Search the entries below. Return every line that has "this" in it.

━━━ INPUT RECORDS ━━━

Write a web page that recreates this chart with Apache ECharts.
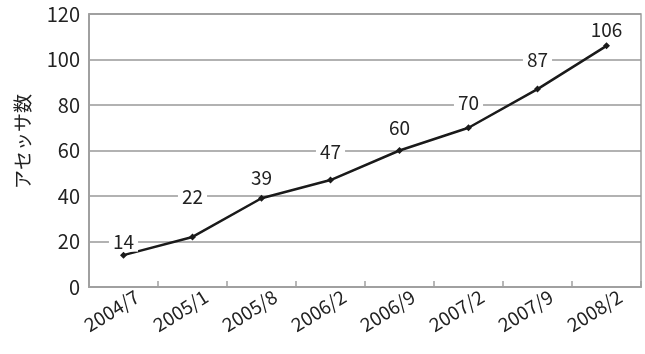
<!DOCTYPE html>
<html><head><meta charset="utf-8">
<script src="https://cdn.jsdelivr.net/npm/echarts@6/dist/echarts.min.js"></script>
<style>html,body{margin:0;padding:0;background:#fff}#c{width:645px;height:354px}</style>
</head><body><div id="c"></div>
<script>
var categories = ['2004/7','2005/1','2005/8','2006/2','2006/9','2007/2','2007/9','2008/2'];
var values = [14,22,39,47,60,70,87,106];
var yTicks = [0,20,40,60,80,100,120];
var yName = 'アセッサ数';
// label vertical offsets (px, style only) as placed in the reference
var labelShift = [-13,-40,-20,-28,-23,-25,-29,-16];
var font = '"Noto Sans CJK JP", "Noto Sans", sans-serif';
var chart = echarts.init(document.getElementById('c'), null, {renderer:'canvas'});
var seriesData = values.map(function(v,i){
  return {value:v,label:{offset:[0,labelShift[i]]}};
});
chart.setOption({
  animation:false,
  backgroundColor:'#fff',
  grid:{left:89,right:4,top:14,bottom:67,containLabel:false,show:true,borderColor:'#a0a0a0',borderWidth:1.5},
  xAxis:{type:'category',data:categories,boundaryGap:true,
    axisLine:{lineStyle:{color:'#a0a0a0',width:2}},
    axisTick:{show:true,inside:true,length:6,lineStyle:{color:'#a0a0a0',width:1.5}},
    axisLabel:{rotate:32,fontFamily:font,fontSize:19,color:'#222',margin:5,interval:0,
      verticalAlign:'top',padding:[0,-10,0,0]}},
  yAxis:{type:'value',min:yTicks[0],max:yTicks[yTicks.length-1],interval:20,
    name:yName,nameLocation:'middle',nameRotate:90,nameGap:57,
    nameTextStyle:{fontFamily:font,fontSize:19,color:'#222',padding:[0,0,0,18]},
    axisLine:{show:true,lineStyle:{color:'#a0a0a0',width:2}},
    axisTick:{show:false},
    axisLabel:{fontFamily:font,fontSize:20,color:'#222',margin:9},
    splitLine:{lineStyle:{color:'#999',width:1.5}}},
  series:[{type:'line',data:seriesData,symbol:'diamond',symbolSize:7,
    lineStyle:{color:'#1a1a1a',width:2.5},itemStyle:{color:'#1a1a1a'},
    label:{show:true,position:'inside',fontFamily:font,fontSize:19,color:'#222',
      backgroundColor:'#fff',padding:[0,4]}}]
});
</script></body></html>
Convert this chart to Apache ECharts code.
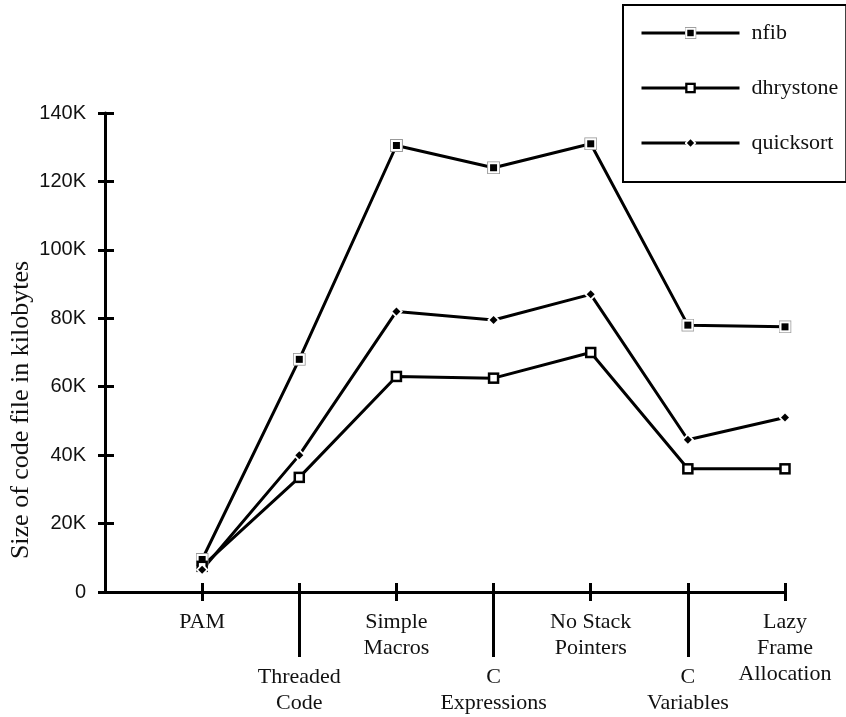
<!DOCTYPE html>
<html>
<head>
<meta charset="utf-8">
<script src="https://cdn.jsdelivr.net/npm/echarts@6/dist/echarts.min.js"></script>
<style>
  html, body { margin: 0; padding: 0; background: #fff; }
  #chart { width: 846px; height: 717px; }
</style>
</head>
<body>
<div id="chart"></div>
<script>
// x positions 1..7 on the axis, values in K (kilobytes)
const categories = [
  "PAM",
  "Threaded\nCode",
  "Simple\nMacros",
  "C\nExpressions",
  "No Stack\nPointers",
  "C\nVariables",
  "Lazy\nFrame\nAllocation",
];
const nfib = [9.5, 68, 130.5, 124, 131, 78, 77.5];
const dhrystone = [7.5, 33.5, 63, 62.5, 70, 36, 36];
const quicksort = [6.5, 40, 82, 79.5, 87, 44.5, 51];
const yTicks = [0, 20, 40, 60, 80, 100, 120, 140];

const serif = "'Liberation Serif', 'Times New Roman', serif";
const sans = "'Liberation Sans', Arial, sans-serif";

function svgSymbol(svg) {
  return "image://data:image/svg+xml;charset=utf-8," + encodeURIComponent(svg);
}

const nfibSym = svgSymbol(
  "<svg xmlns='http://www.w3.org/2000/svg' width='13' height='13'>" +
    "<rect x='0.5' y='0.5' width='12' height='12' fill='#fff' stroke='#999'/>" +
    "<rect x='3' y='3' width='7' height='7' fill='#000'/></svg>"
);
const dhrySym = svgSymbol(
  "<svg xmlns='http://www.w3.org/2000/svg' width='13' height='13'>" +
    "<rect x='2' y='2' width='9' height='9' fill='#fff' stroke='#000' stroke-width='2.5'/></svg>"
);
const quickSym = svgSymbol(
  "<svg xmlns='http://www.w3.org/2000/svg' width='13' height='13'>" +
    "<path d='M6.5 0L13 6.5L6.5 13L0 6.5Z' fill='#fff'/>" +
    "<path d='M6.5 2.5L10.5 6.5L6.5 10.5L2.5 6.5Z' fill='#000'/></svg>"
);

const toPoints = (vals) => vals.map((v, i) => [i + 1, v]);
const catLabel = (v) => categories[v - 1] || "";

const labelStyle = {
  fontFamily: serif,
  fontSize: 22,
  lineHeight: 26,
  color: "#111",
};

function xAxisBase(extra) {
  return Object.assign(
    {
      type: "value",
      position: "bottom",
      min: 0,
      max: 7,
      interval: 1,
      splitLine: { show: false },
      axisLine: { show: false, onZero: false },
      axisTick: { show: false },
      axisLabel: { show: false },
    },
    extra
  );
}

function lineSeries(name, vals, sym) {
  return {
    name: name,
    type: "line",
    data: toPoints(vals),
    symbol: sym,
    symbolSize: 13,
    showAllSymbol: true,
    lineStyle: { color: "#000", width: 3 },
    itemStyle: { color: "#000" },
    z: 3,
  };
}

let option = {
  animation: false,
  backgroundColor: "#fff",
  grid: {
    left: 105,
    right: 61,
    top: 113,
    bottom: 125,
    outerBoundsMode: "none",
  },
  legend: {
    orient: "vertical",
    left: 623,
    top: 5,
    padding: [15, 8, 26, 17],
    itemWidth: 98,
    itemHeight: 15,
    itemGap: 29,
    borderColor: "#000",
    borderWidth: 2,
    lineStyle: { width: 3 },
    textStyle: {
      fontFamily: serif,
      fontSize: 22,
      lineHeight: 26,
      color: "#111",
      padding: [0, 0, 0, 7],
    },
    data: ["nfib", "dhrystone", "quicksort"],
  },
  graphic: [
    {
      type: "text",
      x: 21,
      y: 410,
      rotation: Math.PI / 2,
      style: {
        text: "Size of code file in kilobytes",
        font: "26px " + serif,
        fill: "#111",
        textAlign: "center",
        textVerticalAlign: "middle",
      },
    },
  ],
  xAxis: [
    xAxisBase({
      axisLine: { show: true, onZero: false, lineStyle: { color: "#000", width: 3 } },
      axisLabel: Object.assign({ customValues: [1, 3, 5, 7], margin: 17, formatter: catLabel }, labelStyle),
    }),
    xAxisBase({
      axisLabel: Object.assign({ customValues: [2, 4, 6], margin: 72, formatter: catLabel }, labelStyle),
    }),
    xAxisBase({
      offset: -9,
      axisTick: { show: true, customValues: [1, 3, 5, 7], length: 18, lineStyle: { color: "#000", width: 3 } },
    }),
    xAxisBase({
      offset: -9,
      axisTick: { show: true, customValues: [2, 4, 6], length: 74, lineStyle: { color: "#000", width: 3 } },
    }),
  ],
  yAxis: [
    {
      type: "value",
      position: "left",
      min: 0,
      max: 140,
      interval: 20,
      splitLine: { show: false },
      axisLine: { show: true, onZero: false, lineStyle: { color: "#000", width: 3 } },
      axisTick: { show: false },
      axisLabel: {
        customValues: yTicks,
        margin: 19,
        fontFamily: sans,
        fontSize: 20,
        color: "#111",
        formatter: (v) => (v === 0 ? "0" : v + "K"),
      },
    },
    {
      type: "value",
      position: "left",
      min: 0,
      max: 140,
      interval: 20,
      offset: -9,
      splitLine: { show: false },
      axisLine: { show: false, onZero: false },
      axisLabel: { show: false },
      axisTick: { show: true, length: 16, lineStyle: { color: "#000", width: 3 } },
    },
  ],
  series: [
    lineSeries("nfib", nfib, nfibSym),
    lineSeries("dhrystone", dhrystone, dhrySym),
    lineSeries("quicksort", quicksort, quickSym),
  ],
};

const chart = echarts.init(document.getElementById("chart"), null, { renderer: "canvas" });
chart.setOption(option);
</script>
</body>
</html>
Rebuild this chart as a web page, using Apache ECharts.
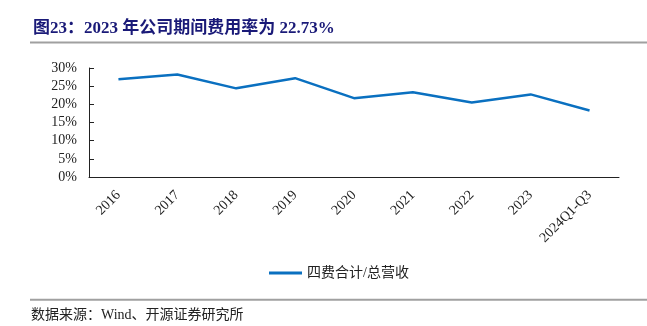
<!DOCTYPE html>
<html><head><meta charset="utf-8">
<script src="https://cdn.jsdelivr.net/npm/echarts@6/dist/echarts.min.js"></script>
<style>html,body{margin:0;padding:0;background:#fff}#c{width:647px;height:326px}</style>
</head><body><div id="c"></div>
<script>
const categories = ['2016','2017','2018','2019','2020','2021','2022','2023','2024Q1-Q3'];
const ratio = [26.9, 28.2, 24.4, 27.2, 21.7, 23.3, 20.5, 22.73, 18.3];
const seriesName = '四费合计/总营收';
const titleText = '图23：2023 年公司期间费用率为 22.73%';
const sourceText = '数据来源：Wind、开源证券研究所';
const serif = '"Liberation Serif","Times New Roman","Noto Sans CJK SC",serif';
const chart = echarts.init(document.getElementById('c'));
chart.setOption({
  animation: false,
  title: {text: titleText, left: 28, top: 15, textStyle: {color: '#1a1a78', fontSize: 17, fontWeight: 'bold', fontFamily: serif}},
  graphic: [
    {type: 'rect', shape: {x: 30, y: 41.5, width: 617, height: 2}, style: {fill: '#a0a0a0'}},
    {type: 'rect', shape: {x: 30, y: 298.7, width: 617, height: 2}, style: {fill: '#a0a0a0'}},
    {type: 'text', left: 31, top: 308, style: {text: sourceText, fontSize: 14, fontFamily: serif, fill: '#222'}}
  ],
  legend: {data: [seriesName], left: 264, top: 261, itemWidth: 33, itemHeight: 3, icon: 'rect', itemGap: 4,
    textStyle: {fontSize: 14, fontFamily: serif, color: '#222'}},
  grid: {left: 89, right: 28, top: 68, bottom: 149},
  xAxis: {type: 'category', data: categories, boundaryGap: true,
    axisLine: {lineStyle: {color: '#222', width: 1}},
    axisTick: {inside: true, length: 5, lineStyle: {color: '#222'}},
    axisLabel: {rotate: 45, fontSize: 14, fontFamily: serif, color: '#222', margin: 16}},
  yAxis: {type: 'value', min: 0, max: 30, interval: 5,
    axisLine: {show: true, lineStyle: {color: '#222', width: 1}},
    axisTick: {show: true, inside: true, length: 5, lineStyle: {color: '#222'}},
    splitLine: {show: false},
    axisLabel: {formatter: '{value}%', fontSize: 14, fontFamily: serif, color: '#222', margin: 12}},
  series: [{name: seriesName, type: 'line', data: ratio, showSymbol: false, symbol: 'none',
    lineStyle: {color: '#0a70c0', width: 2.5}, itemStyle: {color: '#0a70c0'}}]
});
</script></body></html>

━━━

FINISHED ANSWER:
Write a web page that recreates this chart with Apache ECharts.
Convert this chart to Apache ECharts code.
Rebuild this chart as a web page, using Apache ECharts.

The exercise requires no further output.